Text In The World

07 July 2009

After a long period underground, Ubisoft’s Splinter Cell: Conviction emerged at E3 substantially different to its previous incarnations. And whilst I, for one, am grateful for the removal of Sam Fisher’s trampy hairdo, the new feature that got me really, really excited seems to have passed with relatively little fanfare. Here it is:

Mission objectives – or, at least, reminders thereof – written into the environment, mapped over space, appearing to the player along; subjective and stylistic, but never part of a HUD. It’s classy and striking, and not something people are playing with in games nearly enough. Prior to this, easily my favourite type design in games came from Codemasters’ GRID:

which placed text into the world as first-class 3D objects, and let the player spin and pivot the camera around it, as if to emphasise both its subjectivity and genuine 3D-ness.

But this has been a thing in movies and TV for a while, now. Here’s JJ Abrams’ Fringe:

which even nails the reflections in the water. And, of course, one of the earliest points of reference for this in genuine 3D is David Fincher’s Panic Room:

which, as Ben has pointed out, owes a great debt to Saul Bass’ titles for North by Northwest:

which makes quite a nice list.

10 comments on this entry.

  • Matt | 7 Jul 2009

    Softening us up for AR.

  • MacDara | 8 Jul 2009

    I have to say, I hate the way that titling is done in Cringe. Sorry, Fringe. In fact, it’s one of the things that made me take an instant dislike to the show.

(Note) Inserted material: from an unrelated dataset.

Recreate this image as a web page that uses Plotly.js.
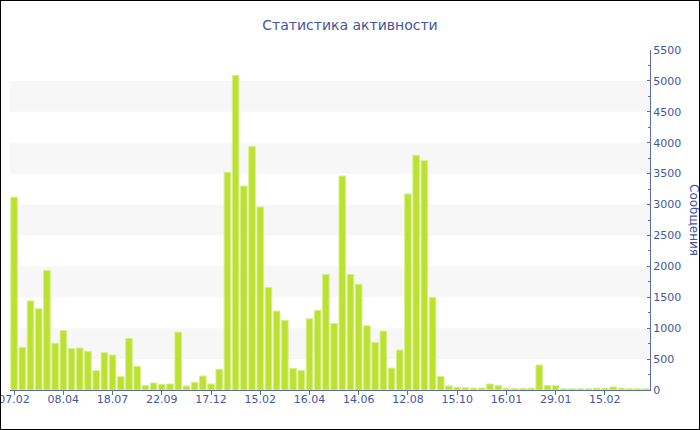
<!DOCTYPE html>
<html>
<head>
<meta charset="utf-8">
<script src="https://cdn.plot.ly/plotly-3.0.1.min.js"></script>
<style>
html,body{margin:0;padding:0;background:#fff;}
#chart{width:698px;height:428px;border:1px solid #000;overflow:hidden;}
</style>
</head>
<body>
<div id="chart"></div>
<script>
var titleText = "Статистика активности";
var axisTitle = "Сообщения";
var values = [3120, 690, 1440, 1315, 1935, 755, 960, 670, 680, 625, 312, 605, 565, 215, 835, 382, 70, 113, 92, 97, 937, 65, 124, 226, 97, 334,
  3520, 5090, 3300, 3937, 2961, 1659, 1276, 1126, 350, 318, 1152, 1287, 1869, 1077, 3462, 1869, 1712, 1039, 770, 953, 355, 646, 3171, 3796, 3711, 1497,
  218, 65, 45, 38, 32, 32, 97, 70, 25, 25, 25, 30, 404, 75, 70, 20, 20, 20, 20, 30, 30, 50, 30, 20, 20, 20];
var tickLabels = ["07.02","08.04","18.07","22.09","17.12","15.02","16.04","14.06","12.08","15.10","16.01","29.01","15.02"];
var tickStep = 6;
var yMax = 5500, yStep = 500;

var xs = values.map(function(v,i){return i;});
var tickVals = tickLabels.map(function(t,i){return i*tickStep;});

var textColor = "#3f56a1";
var axisColor = "#5a6ba6";

var shapes = [];
for (var b = yStep; b < yMax; b += 2*yStep) {
  shapes.push({type:"rect", xref:"paper", yref:"y", x0:0, x1:1, y0:b, y1:b+yStep,
    fillcolor:"#f7f7f7", line:{width:0}, layer:"below"});
}

var trace = {
  type:"bar", x:xs, y:values,
  marker:{color:"#bce130", line:{color:"#d8ee8c", width:1}},
  hoverinfo:"y"
};

var layout = {
  width:698, height:428,
  margin:{l:9, r:49, t:49, b:39},
  paper_bgcolor:"#fff", plot_bgcolor:"rgba(0,0,0,0)",
  bargap:0.2,
  showlegend:false,
  font:{family:"DejaVu Sans, Verdana, sans-serif", color:textColor, size:11},
  title:{text:titleText, font:{size:14, color:textColor}, x:0.5, xanchor:"center", y:1-24/428, yref:"container", yanchor:"middle"},
  xaxis:{range:[-0.5, values.length-0.5], tickmode:"array", tickvals:tickVals, ticktext:tickLabels,
    showgrid:false, zeroline:false, showline:true, linecolor:axisColor, linewidth:1,
    ticks:"outside", ticklen:4, tickcolor:axisColor, tickfont:{size:11, color:textColor},
    ticklabeloverflow:"allow", ticklabelstandoff:-5},
  yaxis:{side:"right", range:[0,yMax], dtick:yStep, tick0:0, showgrid:false, zeroline:false,
    showline:true, linecolor:axisColor, linewidth:1, ticks:"inside", ticklen:3, tickcolor:axisColor,
    minor:{dtick:yStep/2, ticks:"inside", ticklen:2, tickcolor:axisColor, showgrid:false},
    tickfont:{size:11, color:textColor}},
  shapes:shapes,
  annotations:[{text:axisTitle, xref:"paper", yref:"paper", x:(693-9)/640, y:0.5, textangle:90,
    showarrow:false, font:{size:12, color:textColor}, xanchor:"center", yanchor:"middle"}]
};

Plotly.newPlot("chart", [trace], layout, {displayModeBar:false, staticPlot:true});
</script>
</body>
</html>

  • Andy Baio | 11 Jul 2009

    Reminds me of the artist Wayne White, who hand-paints text onto the landscapes in thrift store paintings. I wrote about him on Waxy a few years back.

  • Jason Scott | 11 Jul 2009

    Also Grand Theft Auto IV. And the groundbreaking demoscene demo “Debris” (2007).

  • Ben | 11 Jul 2009

    When the typographical singularity happens this is what the world will look like. And it will be great.

  • Matt Carey | 11 Jul 2009

    @MacDara “I have to say, I hate the way that titling is done in Cringe. Sorry, Fringe. In fact, it’s one of the things that made me take an instant dislike to the show.”

    Why do you hate it?

    Sometimes in Fringe the text is static, floating still in space. Others they actually pan the camera through the text, which is really nice.

  • Jim Pierce | 12 Jul 2009

    This technique is becoming very popular in TV promos an movie trailers as well. In a year, we’ll likely all be sick of it.

  • MacDara | 14 Jul 2009

    @Matt Carey “Why do you hate it?”

    I think I hate it (or more accurately, have an instinctive aversion to it) is because it disturbs my suspension of disbelief; I can’t get into the headspace of perceiving the show as ‘reality’ as such when I’m being confronted with 3D elements purporting to be intrinsic to the environment, but that aren’t perceived by the show’s characters.

    By all means it’s not the only thing I don’t like about Fringe (I could rant on like a crazy man for hours about that) but it’s one of the elements that turned me off from the get-go.

    That being said, I’ve got no objection to the concept of ‘text in the world’ itself in other situations (such as the film title sequences noted above) – it just jars for me in the context of a narrative.

  • Lee Benson | 15 Jul 2009

    My Man Godfrey did something similar, only with light-up signs bearing the actor’s names, designed to be real within the space. An interesting starting point, to be sure.